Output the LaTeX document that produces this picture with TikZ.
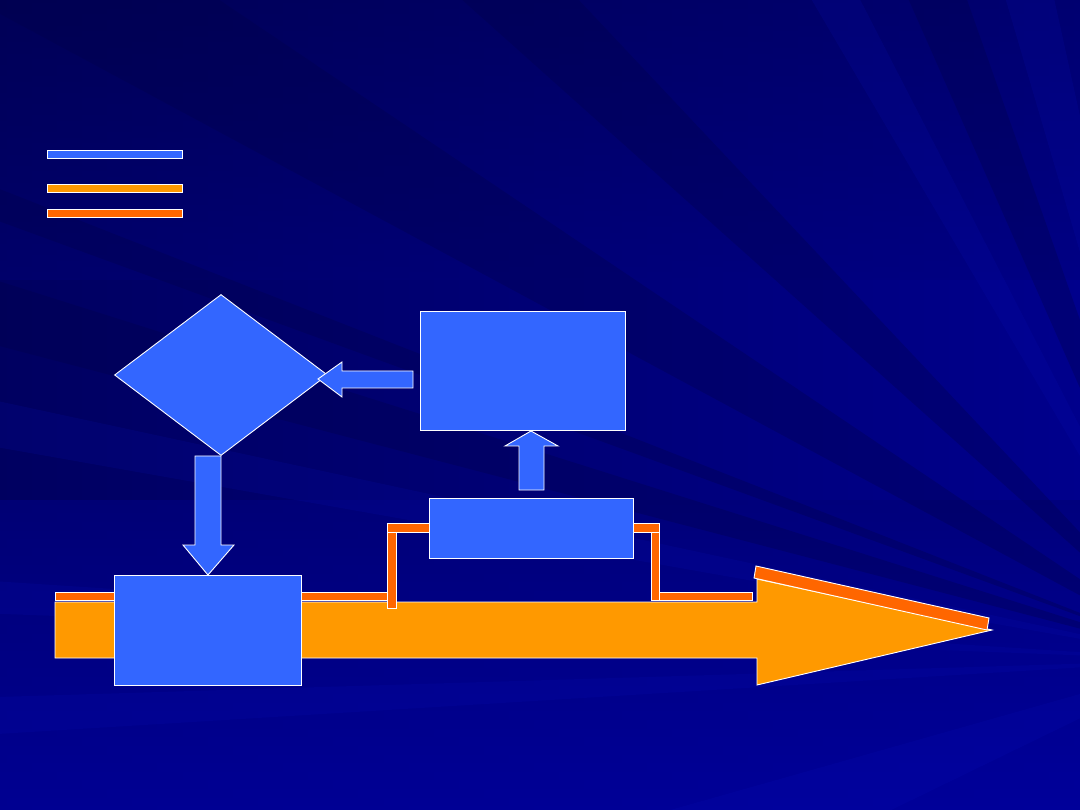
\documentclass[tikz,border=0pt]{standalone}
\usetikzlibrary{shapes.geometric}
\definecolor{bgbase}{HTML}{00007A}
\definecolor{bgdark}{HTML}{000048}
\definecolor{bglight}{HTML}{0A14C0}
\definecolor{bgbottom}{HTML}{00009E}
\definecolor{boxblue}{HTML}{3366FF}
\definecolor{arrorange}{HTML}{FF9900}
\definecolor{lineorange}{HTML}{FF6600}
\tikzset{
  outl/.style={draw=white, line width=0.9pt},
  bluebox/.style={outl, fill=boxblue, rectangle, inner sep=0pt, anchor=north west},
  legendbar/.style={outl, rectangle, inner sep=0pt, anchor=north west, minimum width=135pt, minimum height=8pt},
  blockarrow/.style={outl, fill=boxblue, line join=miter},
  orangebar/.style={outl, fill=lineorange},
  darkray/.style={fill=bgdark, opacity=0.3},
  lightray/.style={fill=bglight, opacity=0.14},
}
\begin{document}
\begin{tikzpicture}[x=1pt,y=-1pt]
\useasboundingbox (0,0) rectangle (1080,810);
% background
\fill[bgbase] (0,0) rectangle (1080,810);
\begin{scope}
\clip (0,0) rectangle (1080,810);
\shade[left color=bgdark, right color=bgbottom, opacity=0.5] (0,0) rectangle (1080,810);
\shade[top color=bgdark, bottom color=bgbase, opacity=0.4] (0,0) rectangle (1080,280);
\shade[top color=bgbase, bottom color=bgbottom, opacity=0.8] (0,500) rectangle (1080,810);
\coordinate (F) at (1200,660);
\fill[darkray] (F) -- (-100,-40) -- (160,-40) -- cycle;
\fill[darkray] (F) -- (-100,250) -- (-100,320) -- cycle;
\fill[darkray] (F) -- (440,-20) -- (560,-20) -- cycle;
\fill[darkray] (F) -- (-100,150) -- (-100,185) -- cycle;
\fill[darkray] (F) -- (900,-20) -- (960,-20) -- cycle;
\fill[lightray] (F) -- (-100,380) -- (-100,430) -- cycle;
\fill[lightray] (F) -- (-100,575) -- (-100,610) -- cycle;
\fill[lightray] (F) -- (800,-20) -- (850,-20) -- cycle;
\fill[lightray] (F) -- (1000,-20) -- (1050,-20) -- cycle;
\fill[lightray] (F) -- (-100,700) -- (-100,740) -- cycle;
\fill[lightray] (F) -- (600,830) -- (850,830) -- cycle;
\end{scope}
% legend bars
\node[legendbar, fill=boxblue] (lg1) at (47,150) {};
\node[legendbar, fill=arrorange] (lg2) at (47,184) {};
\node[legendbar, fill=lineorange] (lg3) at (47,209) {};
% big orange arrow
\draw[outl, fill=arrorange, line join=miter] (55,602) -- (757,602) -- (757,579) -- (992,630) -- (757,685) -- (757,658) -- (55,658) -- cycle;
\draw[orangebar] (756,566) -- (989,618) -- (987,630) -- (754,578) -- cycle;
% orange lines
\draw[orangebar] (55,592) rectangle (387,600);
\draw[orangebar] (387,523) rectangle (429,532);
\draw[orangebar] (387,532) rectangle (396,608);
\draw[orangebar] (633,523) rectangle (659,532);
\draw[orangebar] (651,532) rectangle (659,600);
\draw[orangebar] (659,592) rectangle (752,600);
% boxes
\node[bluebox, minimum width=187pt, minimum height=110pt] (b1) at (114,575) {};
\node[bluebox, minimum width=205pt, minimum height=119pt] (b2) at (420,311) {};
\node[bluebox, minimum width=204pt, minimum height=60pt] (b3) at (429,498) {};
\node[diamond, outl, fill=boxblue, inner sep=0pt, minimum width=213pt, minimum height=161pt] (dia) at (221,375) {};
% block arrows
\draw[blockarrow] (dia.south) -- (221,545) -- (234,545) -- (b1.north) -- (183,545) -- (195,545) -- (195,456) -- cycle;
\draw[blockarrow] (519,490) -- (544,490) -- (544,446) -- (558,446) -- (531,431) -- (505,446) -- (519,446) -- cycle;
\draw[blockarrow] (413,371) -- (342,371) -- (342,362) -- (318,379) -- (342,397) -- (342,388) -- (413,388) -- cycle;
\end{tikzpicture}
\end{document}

*WHAT NEEDS TO BE DONE*. Copy the material above in full and exactly, skipping pictures.

*RESULT*.
Output the LaTeX document that produces this picture with TikZ.
\documentclass[tikz,border=0pt]{standalone}
\usetikzlibrary{shapes.geometric}
\definecolor{bgbase}{HTML}{00007A}
\definecolor{bgdark}{HTML}{000048}
\definecolor{bglight}{HTML}{0A14C0}
\definecolor{bgbottom}{HTML}{00009E}
\definecolor{boxblue}{HTML}{3366FF}
\definecolor{arrorange}{HTML}{FF9900}
\definecolor{lineorange}{HTML}{FF6600}
\tikzset{
  outl/.style={draw=white, line width=0.9pt},
  bluebox/.style={outl, fill=boxblue, rectangle, inner sep=0pt, anchor=north west},
  legendbar/.style={outl, rectangle, inner sep=0pt, anchor=north west, minimum width=135pt, minimum height=8pt},
  blockarrow/.style={outl, fill=boxblue, line join=miter},
  orangebar/.style={outl, fill=lineorange},
  darkray/.style={fill=bgdark, opacity=0.3},
  lightray/.style={fill=bglight, opacity=0.14},
}
\begin{document}
\begin{tikzpicture}[x=1pt,y=-1pt]
\useasboundingbox (0,0) rectangle (1080,810);
% background
\fill[bgbase] (0,0) rectangle (1080,810);
\begin{scope}
\clip (0,0) rectangle (1080,810);
\shade[left color=bgdark, right color=bgbottom, opacity=0.5] (0,0) rectangle (1080,810);
\shade[top color=bgdark, bottom color=bgbase, opacity=0.4] (0,0) rectangle (1080,280);
\shade[top color=bgbase, bottom color=bgbottom, opacity=0.8] (0,500) rectangle (1080,810);
\coordinate (F) at (1200,660);
\fill[darkray] (F) -- (-100,-40) -- (160,-40) -- cycle;
\fill[darkray] (F) -- (-100,250) -- (-100,320) -- cycle;
\fill[darkray] (F) -- (440,-20) -- (560,-20) -- cycle;
\fill[darkray] (F) -- (-100,150) -- (-100,185) -- cycle;
\fill[darkray] (F) -- (900,-20) -- (960,-20) -- cycle;
\fill[lightray] (F) -- (-100,380) -- (-100,430) -- cycle;
\fill[lightray] (F) -- (-100,575) -- (-100,610) -- cycle;
\fill[lightray] (F) -- (800,-20) -- (850,-20) -- cycle;
\fill[lightray] (F) -- (1000,-20) -- (1050,-20) -- cycle;
\fill[lightray] (F) -- (-100,700) -- (-100,740) -- cycle;
\fill[lightray] (F) -- (600,830) -- (850,830) -- cycle;
\end{scope}
% legend bars
\node[legendbar, fill=boxblue] (lg1) at (47,150) {};
\node[legendbar, fill=arrorange] (lg2) at (47,184) {};
\node[legendbar, fill=lineorange] (lg3) at (47,209) {};
% big orange arrow
\draw[outl, fill=arrorange, line join=miter] (55,602) -- (757,602) -- (757,579) -- (992,630) -- (757,685) -- (757,658) -- (55,658) -- cycle;
\draw[orangebar] (756,566) -- (989,618) -- (987,630) -- (754,578) -- cycle;
% orange lines
\draw[orangebar] (55,592) rectangle (387,600);
\draw[orangebar] (387,523) rectangle (429,532);
\draw[orangebar] (387,532) rectangle (396,608);
\draw[orangebar] (633,523) rectangle (659,532);
\draw[orangebar] (651,532) rectangle (659,600);
\draw[orangebar] (659,592) rectangle (752,600);
% boxes
\node[bluebox, minimum width=187pt, minimum height=110pt] (b1) at (114,575) {};
\node[bluebox, minimum width=205pt, minimum height=119pt] (b2) at (420,311) {};
\node[bluebox, minimum width=204pt, minimum height=60pt] (b3) at (429,498) {};
\node[diamond, outl, fill=boxblue, inner sep=0pt, minimum width=213pt, minimum height=161pt] (dia) at (221,375) {};
% block arrows
\draw[blockarrow] (dia.south) -- (221,545) -- (234,545) -- (b1.north) -- (183,545) -- (195,545) -- (195,456) -- cycle;
\draw[blockarrow] (519,490) -- (544,490) -- (544,446) -- (558,446) -- (531,431) -- (505,446) -- (519,446) -- cycle;
\draw[blockarrow] (413,371) -- (342,371) -- (342,362) -- (318,379) -- (342,397) -- (342,388) -- (413,388) -- cycle;
\end{tikzpicture}
\end{document}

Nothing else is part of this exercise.